[start Raw records]

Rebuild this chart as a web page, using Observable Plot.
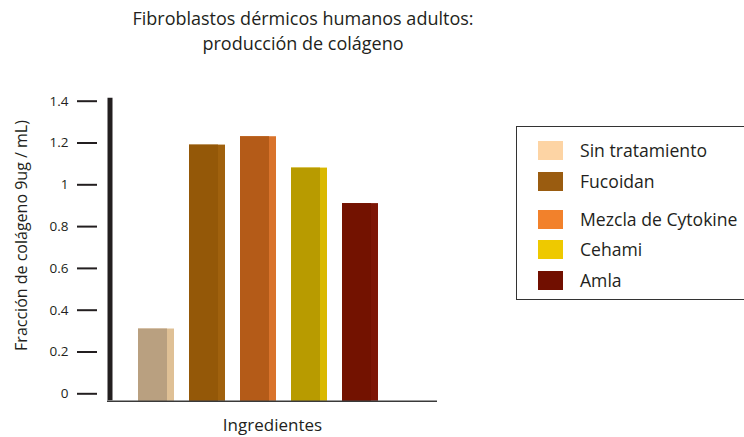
<!DOCTYPE html>
<html>
<head>
<meta charset="utf-8">
<script src="https://cdn.jsdelivr.net/npm/d3@7"></script>
<script src="https://cdn.jsdelivr.net/npm/@observablehq/plot@0.6"></script>
<style>
  html, body { margin: 0; padding: 0; background: #fff; }
  body { width: 744px; height: 437px; position: relative; overflow: hidden; font-family: "Open Sans", sans-serif; color: #231f20; }
  #title { position: absolute; left: 0; top: 6px; width: 606px; text-align: center; font-size: 18px; line-height: 25px; }
  #chart { position: absolute; left: 0; top: 0; }
  #legend { position: absolute; left: 516px; top: 126px; width: 240px; height: 174px; border: 1px solid #333; box-sizing: border-box; }
  .row { position: absolute; left: 21px; height: 20px; display: flex; align-items: center; }
  .sw { width: 25px; height: 19px; margin-right: 17px; }
  .lab { font-size: 17.6px; white-space: nowrap; }
</style>
</head>
<body>
<div id="title">Fibroblastos dérmicos humanos adultos:<br>producción de colágeno</div>
<div id="chart"></div>
<div id="legend"></div>
<script>
const categories = ["Sin tratamiento", "Fucoidan", "Mezcla de Cytokine", "Cehami", "Amla"];
const values = [0.31, 1.19, 1.23, 1.08, 0.91];
const frontColors = ["#b9a080", "#945808", "#b45b18", "#b89b00", "#731200"];
const sideColors = ["#dfc095", "#a0610d", "#d9732b", "#d9b800", "#7d1606"];
const legendColors = ["#fdd4a4", "#9a5c10", "#f2812b", "#eec900", "#710f00"];
const yTicks = [0, 0.2, 0.4, 0.6, 0.8, 1, 1.2, 1.4];
const yTickLabels = ["0", "0.2", "0.4", "0.6", "0.8", "1", "1.2", "1.4"];
const yLabel = "Fracción de colágeno 9ug / mL)";
const xLabel = "Ingredientes";
const legendRowTops = [13, 44, 82, 112, 143];

const data = categories.map((c, i) => ({c, v: values[i], front: frontColors[i], side: sideColors[i]}));

const chart = Plot.plot({
  width: 744,
  height: 437,
  marginTop: 100.7,
  marginBottom: 43.7,
  marginLeft: 107,
  marginRight: 307,
  style: {fontFamily: "Open Sans", color: "#231f20", background: "transparent"},
  x: {domain: categories, axis: null, paddingInner: 0.3, paddingOuter: 0.885, align: 0.343},
  y: {domain: [0, 1.4], axis: null},
  color: {type: "identity"},
  marks: [
    Plot.barY(data, {x: "c", y: "v", fill: "side", insetBottom: -7.5}),
    Plot.barY(data, {x: "c", y: "v", fill: "front", insetRight: 7, insetBottom: -7.5}),
    Plot.axisY({ticks: yTicks, tickFormat: (d) => yTickLabels[yTicks.indexOf(d)], tickSize: 20, tickPadding: 9, dx: -10, strokeWidth: 2, fontSize: 13.5, label: null, stroke: "#231f20"}),
    Plot.frame({anchor: "left", stroke: "#231f20", strokeWidth: 5, dx: 2.5, insetBottom: -4, insetTop: -1}),
    Plot.ruleY([0], {stroke: "#3a3a3a", strokeWidth: 1.5, dy: 7.5}),
    Plot.text([yLabel], {frameAnchor: "left", textAnchor: "middle", rotate: -90, dx: -86, dy: -12, fontSize: 16, fill: "#231f20"}),
    Plot.text([xLabel], {frameAnchor: "bottom", textAnchor: "middle", dy: 37, fontSize: 17, fill: "#231f20"})
  ]
});
document.getElementById("chart").appendChild(chart);

const legend = document.getElementById("legend");
categories.forEach((c, i) => {
  const row = document.createElement("div");
  row.className = "row";
  row.style.top = legendRowTops[i] + "px";
  const sw = document.createElement("div");
  sw.className = "sw";
  sw.style.background = legendColors[i];
  const lab = document.createElement("span");
  lab.className = "lab";
  lab.textContent = c;
  row.appendChild(sw);
  row.appendChild(lab);
  legend.appendChild(row);
});
</script>
</body>
</html>
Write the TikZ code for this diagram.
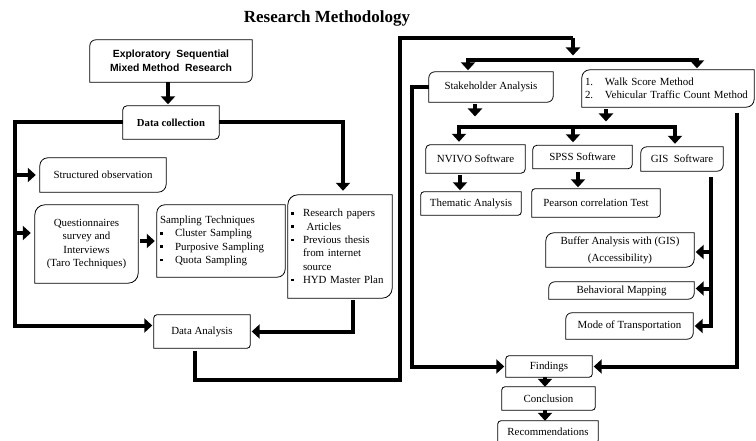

[end Raw records]

* Objective:
Give the entries again word for word, but skip the pictures.

* Final result:
Rebuild this chart as a web page, using Observable Plot.
<!DOCTYPE html>
<html>
<head>
<meta charset="utf-8">
<script src="https://cdn.jsdelivr.net/npm/d3@7"></script>
<script src="https://cdn.jsdelivr.net/npm/@observablehq/plot@0.6"></script>
<style>
  html, body { margin: 0; padding: 0; background: #fff; }
  body { width: 744px; height: 437px; position: relative; overflow: hidden; font-family: "Open Sans", sans-serif; color: #231f20; }
  #title { position: absolute; left: 0; top: 6px; width: 606px; text-align: center; font-size: 18px; line-height: 25px; }
  #chart { position: absolute; left: 0; top: 0; }
  #legend { position: absolute; left: 516px; top: 126px; width: 240px; height: 174px; border: 1px solid #333; box-sizing: border-box; }
  .row { position: absolute; left: 21px; height: 20px; display: flex; align-items: center; }
  .sw { width: 25px; height: 19px; margin-right: 17px; }
  .lab { font-size: 17.6px; white-space: nowrap; }
</style>
</head>
<body>
<div id="title">Fibroblastos dérmicos humanos adultos:<br>producción de colágeno</div>
<div id="chart"></div>
<div id="legend"></div>
<script>
const categories = ["Sin tratamiento", "Fucoidan", "Mezcla de Cytokine", "Cehami", "Amla"];
const values = [0.31, 1.19, 1.23, 1.08, 0.91];
const frontColors = ["#b9a080", "#945808", "#b45b18", "#b89b00", "#731200"];
const sideColors = ["#dfc095", "#a0610d", "#d9732b", "#d9b800", "#7d1606"];
const legendColors = ["#fdd4a4", "#9a5c10", "#f2812b", "#eec900", "#710f00"];
const yTicks = [0, 0.2, 0.4, 0.6, 0.8, 1, 1.2, 1.4];
const yTickLabels = ["0", "0.2", "0.4", "0.6", "0.8", "1", "1.2", "1.4"];
const yLabel = "Fracción de colágeno 9ug / mL)";
const xLabel = "Ingredientes";
const legendRowTops = [13, 44, 82, 112, 143];

const data = categories.map((c, i) => ({c, v: values[i], front: frontColors[i], side: sideColors[i]}));

const chart = Plot.plot({
  width: 744,
  height: 437,
  marginTop: 100.7,
  marginBottom: 43.7,
  marginLeft: 107,
  marginRight: 307,
  style: {fontFamily: "Open Sans", color: "#231f20", background: "transparent"},
  x: {domain: categories, axis: null, paddingInner: 0.3, paddingOuter: 0.885, align: 0.343},
  y: {domain: [0, 1.4], axis: null},
  color: {type: "identity"},
  marks: [
    Plot.barY(data, {x: "c", y: "v", fill: "side", insetBottom: -7.5}),
    Plot.barY(data, {x: "c", y: "v", fill: "front", insetRight: 7, insetBottom: -7.5}),
    Plot.axisY({ticks: yTicks, tickFormat: (d) => yTickLabels[yTicks.indexOf(d)], tickSize: 20, tickPadding: 9, dx: -10, strokeWidth: 2, fontSize: 13.5, label: null, stroke: "#231f20"}),
    Plot.frame({anchor: "left", stroke: "#231f20", strokeWidth: 5, dx: 2.5, insetBottom: -4, insetTop: -1}),
    Plot.ruleY([0], {stroke: "#3a3a3a", strokeWidth: 1.5, dy: 7.5}),
    Plot.text([yLabel], {frameAnchor: "left", textAnchor: "middle", rotate: -90, dx: -86, dy: -12, fontSize: 16, fill: "#231f20"}),
    Plot.text([xLabel], {frameAnchor: "bottom", textAnchor: "middle", dy: 37, fontSize: 17, fill: "#231f20"})
  ]
});
document.getElementById("chart").appendChild(chart);

const legend = document.getElementById("legend");
categories.forEach((c, i) => {
  const row = document.createElement("div");
  row.className = "row";
  row.style.top = legendRowTops[i] + "px";
  const sw = document.createElement("div");
  sw.className = "sw";
  sw.style.background = legendColors[i];
  const lab = document.createElement("span");
  lab.className = "lab";
  lab.textContent = c;
  row.appendChild(sw);
  row.appendChild(lab);
  legend.appendChild(row);
});
</script>
</body>
</html>
Write the TikZ code for this diagram.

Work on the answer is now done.